Written request —
Give every line of the data again, unchanged, but with no pictures.

## begin Data block

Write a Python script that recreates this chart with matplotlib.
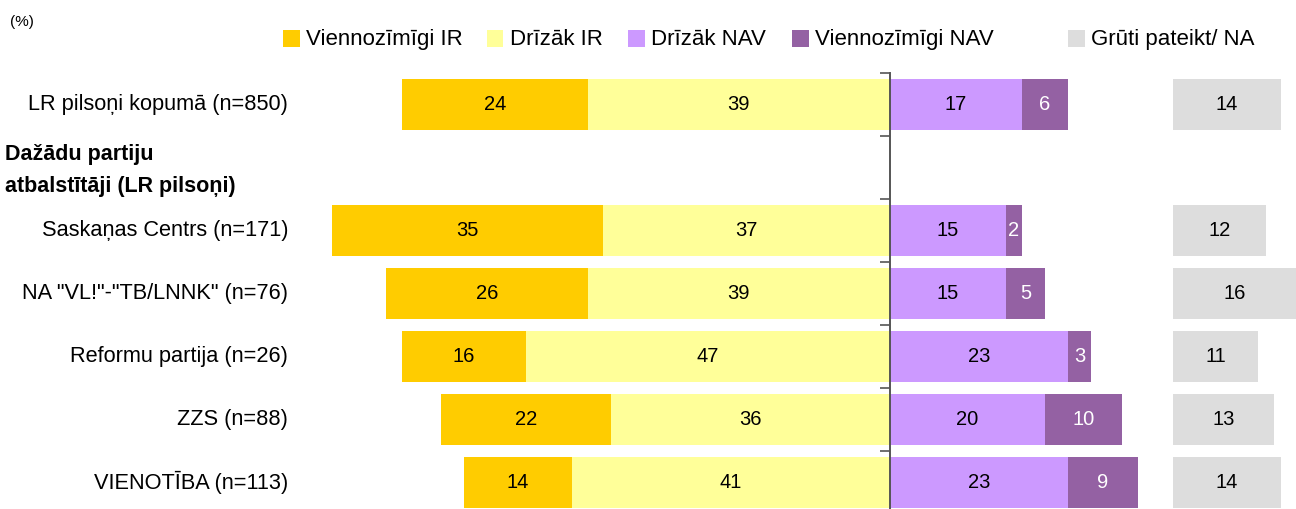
import matplotlib
matplotlib.use("Agg")
import matplotlib.pyplot as plt
from matplotlib.patches import Rectangle

# ---- data ----
labels = ["LR pilsoņi kopumā (n=850)", "", "Saskaņas Centrs (n=171)",
          "NA \"VL!\"-\"TB/LNNK\" (n=76)", "Reformu partija (n=26)",
          "ZZS (n=88)", "VIENOTĪBA (n=113)"]
rows = [0, 2, 3, 4, 5, 6]
yes_def = [24, 35, 26, 16, 22, 14]
yes_rather = [39, 37, 39, 47, 36, 41]
no_rather = [17, 15, 15, 23, 20, 23]
no_def = [6, 2, 5, 3, 10, 9]
hard_na = [14, 12, 16, 11, 13, 14]
row_labels = [labels[r] for r in rows]
header = "Dažādu partiju\natbalstītāji (LR pilsoņi)"
legend_names = ["Viennozīmīgi IR", "Drīzāk IR", "Drīzāk NAV", "Viennozīmīgi NAV",
                "Grūti pateikt/ NA"]

# ---- style ----
ORANGE = "#FFCC00"
YELLOW = "#FFFF99"
LILAC = "#CC99FF"
PURPLE = "#9461A3"
GRAY = "#DDDDDD"
colors = [ORANGE, YELLOW, LILAC, PURPLE, GRAY]

plt.rcParams["font.family"] = ["Liberation Sans Narrow", "Liberation Sans", "DejaVu Sans"]
LAB = ["Liberation Sans", "DejaVu Sans"]
NUM = ["Liberation Sans Narrow", "Liberation Sans", "DejaVu Sans"]

W, H = 1296, 509
PX = 7.75          # pixels per percent
ZERO = 890         # pixel x of the zero line
NA_START = 36.5    # where the grey bars begin (in % units)

fig = plt.figure(figsize=(W / 100, H / 100), dpi=100)
ax = fig.add_axes([0, 0, 1, 1 - 73 / H])
ax.set_xlim(-ZERO / PX, (W - ZERO) / PX)
ax.set_ylim(6.42, -0.5)

bh = 0.81
left_in = [-(a + b) for a, b in zip(yes_def, yes_rather)]
ax.barh(rows, yes_def, left=left_in, height=bh, color=ORANGE, lw=0)
ax.barh(rows, [-v for v in yes_rather], height=bh, color=YELLOW, lw=0)
ax.barh(rows, no_rather, height=bh, color=LILAC, lw=0)
ax.barh(rows, no_def, left=no_rather, height=bh, color=PURPLE, lw=0)
ax.barh(rows, hard_na, left=NA_START, height=bh, color=GRAY, lw=0)

for i, r in enumerate(rows):
    segs = [(left_in[i], yes_def[i], "black"),
            (-yes_rather[i], yes_rather[i], "black"),
            (0, no_rather[i], "black"),
            (no_rather[i], no_def[i], "white"),
            (NA_START, hard_na[i], "black")]
    for x0, w, c in segs:
        ax.text(x0 + w / 2, r, str(w), ha="center", va="center", color=c,
                fontsize=14.5, family=NUM)

for r, lab in zip(rows, row_labels):
    ax.text(-(ZERO - 288) / PX, r, lab, ha="right", va="center", fontsize=15.7,
            family=LAB)
ax.text(-(ZERO - 5) / PX, 1.05, header, ha="left", va="center", fontsize=15.5,
        fontweight="bold", family=LAB, linespacing=1.65)

# ---- zero axis with boundary ticks ----
for k in ["top", "right", "bottom"]:
    ax.spines[k].set_visible(False)
ax.spines["left"].set_position(("data", 0))
ax.spines["left"].set_color("#555555")
ax.spines["left"].set_linewidth(1.4)
ax.set_xticks([])
ax.set_yticks([-0.5, 0.5, 1.5, 2.5, 3.5, 4.5, 5.5])
ax.set_yticklabels([])
ax.tick_params(axis="y", direction="out", length=7, width=1.2, color="#555555")

# ---- legend ----
leg_x = [283, 487, 628, 792, 1068]
for x, name, c in zip(leg_x, legend_names, colors):
    fig.patches.append(Rectangle((x / W, 1 - 47 / H), 16.5 / W, 17 / H,
                                 transform=fig.transFigure, color=c, lw=0))
    fig.text((x + 23) / W, 1 - 39.5 / H, name, ha="left", va="center",
             fontsize=16, family=LAB)

fig.text(10 / W, 1 - 22 / H, "(%)", ha="left", va="center", fontsize=11, family=LAB)

fig.savefig("out.png", dpi=100, facecolor="white")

## end Data block

Solution to the problem —
Write a Python script that recreates this chart with matplotlib.
import matplotlib
matplotlib.use("Agg")
import matplotlib.pyplot as plt
from matplotlib.patches import Rectangle

# ---- data ----
labels = ["LR pilsoņi kopumā (n=850)", "", "Saskaņas Centrs (n=171)",
          "NA \"VL!\"-\"TB/LNNK\" (n=76)", "Reformu partija (n=26)",
          "ZZS (n=88)", "VIENOTĪBA (n=113)"]
rows = [0, 2, 3, 4, 5, 6]
yes_def = [24, 35, 26, 16, 22, 14]
yes_rather = [39, 37, 39, 47, 36, 41]
no_rather = [17, 15, 15, 23, 20, 23]
no_def = [6, 2, 5, 3, 10, 9]
hard_na = [14, 12, 16, 11, 13, 14]
row_labels = [labels[r] for r in rows]
header = "Dažādu partiju\natbalstītāji (LR pilsoņi)"
legend_names = ["Viennozīmīgi IR", "Drīzāk IR", "Drīzāk NAV", "Viennozīmīgi NAV",
                "Grūti pateikt/ NA"]

# ---- style ----
ORANGE = "#FFCC00"
YELLOW = "#FFFF99"
LILAC = "#CC99FF"
PURPLE = "#9461A3"
GRAY = "#DDDDDD"
colors = [ORANGE, YELLOW, LILAC, PURPLE, GRAY]

plt.rcParams["font.family"] = ["Liberation Sans Narrow", "Liberation Sans", "DejaVu Sans"]
LAB = ["Liberation Sans", "DejaVu Sans"]
NUM = ["Liberation Sans Narrow", "Liberation Sans", "DejaVu Sans"]

W, H = 1296, 509
PX = 7.75          # pixels per percent
ZERO = 890         # pixel x of the zero line
NA_START = 36.5    # where the grey bars begin (in % units)

fig = plt.figure(figsize=(W / 100, H / 100), dpi=100)
ax = fig.add_axes([0, 0, 1, 1 - 73 / H])
ax.set_xlim(-ZERO / PX, (W - ZERO) / PX)
ax.set_ylim(6.42, -0.5)

bh = 0.81
left_in = [-(a + b) for a, b in zip(yes_def, yes_rather)]
ax.barh(rows, yes_def, left=left_in, height=bh, color=ORANGE, lw=0)
ax.barh(rows, [-v for v in yes_rather], height=bh, color=YELLOW, lw=0)
ax.barh(rows, no_rather, height=bh, color=LILAC, lw=0)
ax.barh(rows, no_def, left=no_rather, height=bh, color=PURPLE, lw=0)
ax.barh(rows, hard_na, left=NA_START, height=bh, color=GRAY, lw=0)

for i, r in enumerate(rows):
    segs = [(left_in[i], yes_def[i], "black"),
            (-yes_rather[i], yes_rather[i], "black"),
            (0, no_rather[i], "black"),
            (no_rather[i], no_def[i], "white"),
            (NA_START, hard_na[i], "black")]
    for x0, w, c in segs:
        ax.text(x0 + w / 2, r, str(w), ha="center", va="center", color=c,
                fontsize=14.5, family=NUM)

for r, lab in zip(rows, row_labels):
    ax.text(-(ZERO - 288) / PX, r, lab, ha="right", va="center", fontsize=15.7,
            family=LAB)
ax.text(-(ZERO - 5) / PX, 1.05, header, ha="left", va="center", fontsize=15.5,
        fontweight="bold", family=LAB, linespacing=1.65)

# ---- zero axis with boundary ticks ----
for k in ["top", "right", "bottom"]:
    ax.spines[k].set_visible(False)
ax.spines["left"].set_position(("data", 0))
ax.spines["left"].set_color("#555555")
ax.spines["left"].set_linewidth(1.4)
ax.set_xticks([])
ax.set_yticks([-0.5, 0.5, 1.5, 2.5, 3.5, 4.5, 5.5])
ax.set_yticklabels([])
ax.tick_params(axis="y", direction="out", length=7, width=1.2, color="#555555")

# ---- legend ----
leg_x = [283, 487, 628, 792, 1068]
for x, name, c in zip(leg_x, legend_names, colors):
    fig.patches.append(Rectangle((x / W, 1 - 47 / H), 16.5 / W, 17 / H,
                                 transform=fig.transFigure, color=c, lw=0))
    fig.text((x + 23) / W, 1 - 39.5 / H, name, ha="left", va="center",
             fontsize=16, family=LAB)

fig.text(10 / W, 1 - 22 / H, "(%)", ha="left", va="center", fontsize=11, family=LAB)

fig.savefig("out.png", dpi=100, facecolor="white")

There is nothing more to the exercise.